TO BE DONE
Repeat every line of the data exactly, but not the pictures.

SOURCE DATA
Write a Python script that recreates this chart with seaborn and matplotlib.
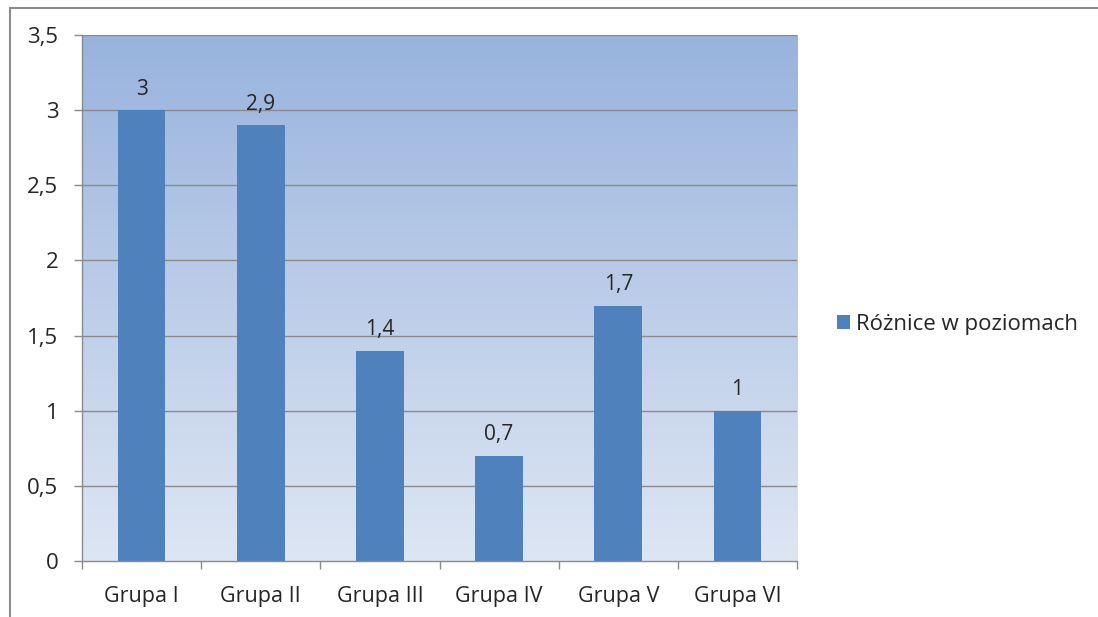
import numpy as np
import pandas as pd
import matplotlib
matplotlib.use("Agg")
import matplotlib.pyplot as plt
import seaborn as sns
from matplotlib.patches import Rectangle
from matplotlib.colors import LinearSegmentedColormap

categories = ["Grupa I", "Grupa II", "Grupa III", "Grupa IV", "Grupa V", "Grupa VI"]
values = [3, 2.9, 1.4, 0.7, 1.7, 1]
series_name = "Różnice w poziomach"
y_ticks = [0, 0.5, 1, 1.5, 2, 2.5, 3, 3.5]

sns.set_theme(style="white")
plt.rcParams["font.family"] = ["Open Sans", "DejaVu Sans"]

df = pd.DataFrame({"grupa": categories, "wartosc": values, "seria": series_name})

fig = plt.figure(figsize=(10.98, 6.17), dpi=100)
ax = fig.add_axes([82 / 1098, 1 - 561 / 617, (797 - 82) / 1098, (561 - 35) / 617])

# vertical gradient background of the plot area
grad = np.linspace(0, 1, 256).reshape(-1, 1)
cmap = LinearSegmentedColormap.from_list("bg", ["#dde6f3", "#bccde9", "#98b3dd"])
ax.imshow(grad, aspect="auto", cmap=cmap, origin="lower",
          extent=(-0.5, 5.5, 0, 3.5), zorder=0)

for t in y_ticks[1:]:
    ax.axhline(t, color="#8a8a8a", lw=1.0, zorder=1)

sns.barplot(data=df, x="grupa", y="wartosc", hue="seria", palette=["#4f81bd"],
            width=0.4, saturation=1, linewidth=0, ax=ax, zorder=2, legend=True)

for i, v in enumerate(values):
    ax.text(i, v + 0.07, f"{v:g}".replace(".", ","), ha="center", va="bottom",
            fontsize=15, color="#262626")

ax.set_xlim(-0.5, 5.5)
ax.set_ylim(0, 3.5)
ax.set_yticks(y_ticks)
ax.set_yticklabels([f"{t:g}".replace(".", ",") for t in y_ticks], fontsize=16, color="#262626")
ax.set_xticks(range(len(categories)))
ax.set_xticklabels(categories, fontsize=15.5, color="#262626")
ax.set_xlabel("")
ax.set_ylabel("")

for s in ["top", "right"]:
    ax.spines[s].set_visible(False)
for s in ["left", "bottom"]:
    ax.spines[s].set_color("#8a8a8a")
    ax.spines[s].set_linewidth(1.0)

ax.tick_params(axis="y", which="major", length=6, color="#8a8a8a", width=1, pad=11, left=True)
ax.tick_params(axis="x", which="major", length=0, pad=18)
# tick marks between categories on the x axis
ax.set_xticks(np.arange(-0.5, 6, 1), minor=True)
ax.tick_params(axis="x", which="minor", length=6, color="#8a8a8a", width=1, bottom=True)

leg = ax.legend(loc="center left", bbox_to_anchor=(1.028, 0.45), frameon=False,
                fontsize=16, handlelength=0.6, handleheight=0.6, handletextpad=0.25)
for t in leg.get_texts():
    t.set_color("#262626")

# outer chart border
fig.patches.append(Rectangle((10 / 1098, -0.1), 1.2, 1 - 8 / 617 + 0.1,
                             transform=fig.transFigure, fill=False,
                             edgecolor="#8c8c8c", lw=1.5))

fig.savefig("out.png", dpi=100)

WRITTEN ANSWER
Write a Python script that recreates this chart with seaborn and matplotlib.
import numpy as np
import pandas as pd
import matplotlib
matplotlib.use("Agg")
import matplotlib.pyplot as plt
import seaborn as sns
from matplotlib.patches import Rectangle
from matplotlib.colors import LinearSegmentedColormap

categories = ["Grupa I", "Grupa II", "Grupa III", "Grupa IV", "Grupa V", "Grupa VI"]
values = [3, 2.9, 1.4, 0.7, 1.7, 1]
series_name = "Różnice w poziomach"
y_ticks = [0, 0.5, 1, 1.5, 2, 2.5, 3, 3.5]

sns.set_theme(style="white")
plt.rcParams["font.family"] = ["Open Sans", "DejaVu Sans"]

df = pd.DataFrame({"grupa": categories, "wartosc": values, "seria": series_name})

fig = plt.figure(figsize=(10.98, 6.17), dpi=100)
ax = fig.add_axes([82 / 1098, 1 - 561 / 617, (797 - 82) / 1098, (561 - 35) / 617])

# vertical gradient background of the plot area
grad = np.linspace(0, 1, 256).reshape(-1, 1)
cmap = LinearSegmentedColormap.from_list("bg", ["#dde6f3", "#bccde9", "#98b3dd"])
ax.imshow(grad, aspect="auto", cmap=cmap, origin="lower",
          extent=(-0.5, 5.5, 0, 3.5), zorder=0)

for t in y_ticks[1:]:
    ax.axhline(t, color="#8a8a8a", lw=1.0, zorder=1)

sns.barplot(data=df, x="grupa", y="wartosc", hue="seria", palette=["#4f81bd"],
            width=0.4, saturation=1, linewidth=0, ax=ax, zorder=2, legend=True)

for i, v in enumerate(values):
    ax.text(i, v + 0.07, f"{v:g}".replace(".", ","), ha="center", va="bottom",
            fontsize=15, color="#262626")

ax.set_xlim(-0.5, 5.5)
ax.set_ylim(0, 3.5)
ax.set_yticks(y_ticks)
ax.set_yticklabels([f"{t:g}".replace(".", ",") for t in y_ticks], fontsize=16, color="#262626")
ax.set_xticks(range(len(categories)))
ax.set_xticklabels(categories, fontsize=15.5, color="#262626")
ax.set_xlabel("")
ax.set_ylabel("")

for s in ["top", "right"]:
    ax.spines[s].set_visible(False)
for s in ["left", "bottom"]:
    ax.spines[s].set_color("#8a8a8a")
    ax.spines[s].set_linewidth(1.0)

ax.tick_params(axis="y", which="major", length=6, color="#8a8a8a", width=1, pad=11, left=True)
ax.tick_params(axis="x", which="major", length=0, pad=18)
# tick marks between categories on the x axis
ax.set_xticks(np.arange(-0.5, 6, 1), minor=True)
ax.tick_params(axis="x", which="minor", length=6, color="#8a8a8a", width=1, bottom=True)

leg = ax.legend(loc="center left", bbox_to_anchor=(1.028, 0.45), frameon=False,
                fontsize=16, handlelength=0.6, handleheight=0.6, handletextpad=0.25)
for t in leg.get_texts():
    t.set_color("#262626")

# outer chart border
fig.patches.append(Rectangle((10 / 1098, -0.1), 1.2, 1 - 8 / 617 + 0.1,
                             transform=fig.transFigure, fill=False,
                             edgecolor="#8c8c8c", lw=1.5))

fig.savefig("out.png", dpi=100)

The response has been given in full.